Shedding tears can also make other people see us as less threatening, making it easier to like us. Crying can help during interpersonal transgressions, too, as it signifys that someone is truly remorseful. For example, in one study, people who saw someone crying while offering a public apology had greater empathy for the person, thought better of them, and felt more satisfied by the apology. They also believed the tearful apologizer would be less likely to offend again. Similarly, parents who see transgressing children cry are more likely to forgive and trust them to do better next time.

Crying may earn you more trust from others in other situations, too, as one study found. People in a lab who played a “trust game”—which involves trusting a stranger to reciprocate generosity—were more apt to share resources with a potential trustee if that person’s face showed tears versus no tears. However, in the same study, when people played a “dictator game”—where one person makes a take-it-or-leave-it offer to another player—they showed no preference for teary faces. The authors conclude that crying may make someone appear more trustworthy, but that won’t necessarily induce the person witnessing the crying to be altruistic.

While a lot of research on crying has been done in Western countries, one large-scale study was done with over 7,000 people from 41 countries, giving a more universal look at crying’s purpose. Researchers showed participants faces with or without digitally added tears and asked how they felt about the person pictured. In all cases, faces with tears elicited a stronger intention to offer comfort to the person than faces without tears.
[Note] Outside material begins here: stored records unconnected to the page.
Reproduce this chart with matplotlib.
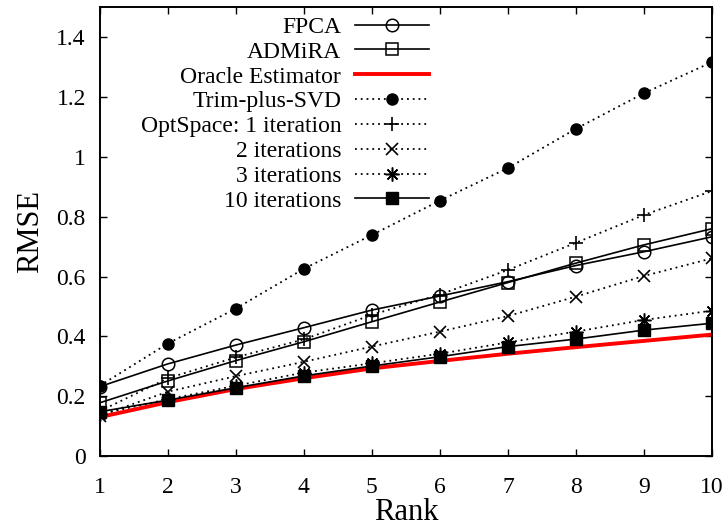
import matplotlib
matplotlib.use('Agg')
from matplotlib import pyplot as plt

plt.rcParams['font.family'] = ['Liberation Serif', 'DejaVu Serif']

rank = [1, 2, 3, 4, 5, 6, 7, 8, 9, 10]
fpca = [0.232, 0.308, 0.371, 0.429, 0.488, 0.535, 0.583, 0.637, 0.683, 0.733]
admira = [0.178, 0.251, 0.319, 0.382, 0.449, 0.515, 0.580, 0.645, 0.706, 0.760]
oracle = [0.130, 0.180, 0.224, 0.260, 0.293, 0.318, 0.342, 0.364, 0.385, 0.406]
trim_svd = [0.235, 0.376, 0.493, 0.626, 0.739, 0.854, 0.963, 1.094, 1.213, 1.317]
opt1 = [0.150, 0.260, 0.330, 0.390, 0.472, 0.540, 0.622, 0.713, 0.806, 0.886]
opt2 = [0.135, 0.215, 0.267, 0.315, 0.366, 0.416, 0.468, 0.533, 0.602, 0.661]
opt3 = [0.140, 0.190, 0.235, 0.279, 0.310, 0.342, 0.380, 0.416, 0.455, 0.486]
opt10 = [0.148, 0.187, 0.228, 0.268, 0.301, 0.332, 0.366, 0.391, 0.421, 0.444]

fig = plt.figure(figsize=(7.28, 5.26), dpi=100)
ax = fig.add_axes([0.137, 0.133, 0.841, 0.853])

dots = (0, (1, 2.2))
ax.plot(rank, fpca, '-', color='black', lw=1.2, marker='o', ms=9, mfc='none', mew=1.1,
        label='FPCA')
ax.plot(rank, admira, '-', color='black', lw=1.2, marker='s', ms=9, mfc='none', mew=1.1,
        label='ADMiRA')
ax.plot(rank, oracle, '-', color='red', lw=2.8, label='Oracle Estimator')
ax.plot(rank, trim_svd, linestyle=dots, color='black', lw=1.3, marker='o', ms=8,
        label='Trim-plus-SVD')
ax.plot(rank, opt1, linestyle=dots, color='black', lw=1.3, marker='+', ms=10, mew=1.2,
        label='OptSpace: 1 iteration')
ax.plot(rank, opt2, linestyle=dots, color='black', lw=1.3, marker='x', ms=9, mew=1.2,
        label='2 iterations')
ax.plot(rank, opt3, linestyle=dots, color='black', lw=1.3, marker=(8, 2, 0), ms=10, mew=1.1,
        label='3 iterations')
ax.plot(rank, opt10, '-', color='black', lw=1.2, marker='s', ms=8,
        label='10 iterations')

ax.set_xlim(1, 10)
ax.set_ylim(0, 1.5)
ax.set_xticks(rank)
ax.set_yticks([0, 0.2, 0.4, 0.6, 0.8, 1.0, 1.2, 1.4])
ax.set_yticklabels(['0', '0.2', '0.4', '0.6', '0.8', '1', '1.2', '1.4'])
ax.tick_params(direction='in', top=True, right=True, length=5, width=1,
               labelsize=17)
ax.tick_params(axis='y', pad=10)
ax.tick_params(axis='x', pad=15)
for s in ax.spines.values():
    s.set_linewidth(1.4)

ax.set_xlabel('Rank', fontsize=22, labelpad=0)
ax.set_ylabel('RMSE', fontsize=22, labelpad=8)

leg = ax.legend(loc='upper right', bbox_to_anchor=(0.537, 0.98), frameon=False,
                markerfirst=False, fontsize=17, handlelength=3.1, handletextpad=0.6,
                labelspacing=0.14, borderaxespad=0, borderpad=0)

fig.savefig('out.png', dpi=100)
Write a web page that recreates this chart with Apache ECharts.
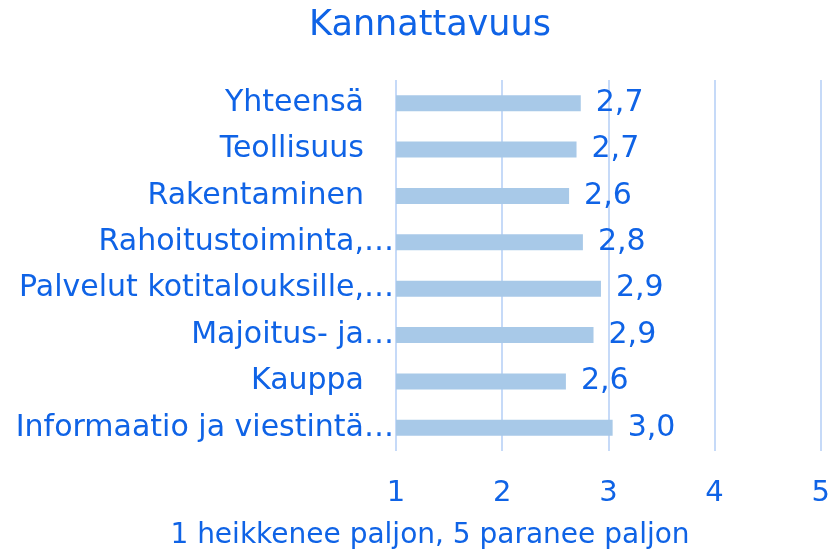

People felt warmer, more empathic toward, and more connected to someone who appeared to be crying than someone who wasn’t, regardless of their gender, country of origin, or other factors involved.

Clearly, crying affects people in positive ways, though individual factors influence the strength of those effects. In the international study above, more empathic people tended to feel the warm, caring effects more strongly than those who were less empathic. Group membership mattered, too: We tend to view crying people from our own groups more warmly than weepy “outsiders.” Yet, even in those latter cases, tears still affected people, pulling on their heartstrings.


Context does matter when it comes to how people respond to crying, though—as does intent. A man bawling at work may be viewed less positively than a man crying at a funeral, for example, and may elicit less sympathy. Likewise, if someone thinks you’re shedding tears in order to gain something from them—to manipulate them in some way—they’re less likely to feel warmly toward you or want to help. And, while crying may make people feel better about you in many ways, it can make people think of you as less competent in some cases, especially if your reasons for crying are ambiguous.

Still, according to the studies to date, your reputation won’t take a hit if you cry. And, overall, the research is pretty clear that crying is generally good for social bonding. Not only will you likely feel better and draw support from others, you will make it safer for them to do the same. That could begin a more general cycle of kindness and care—and so create a more compassionate society for all.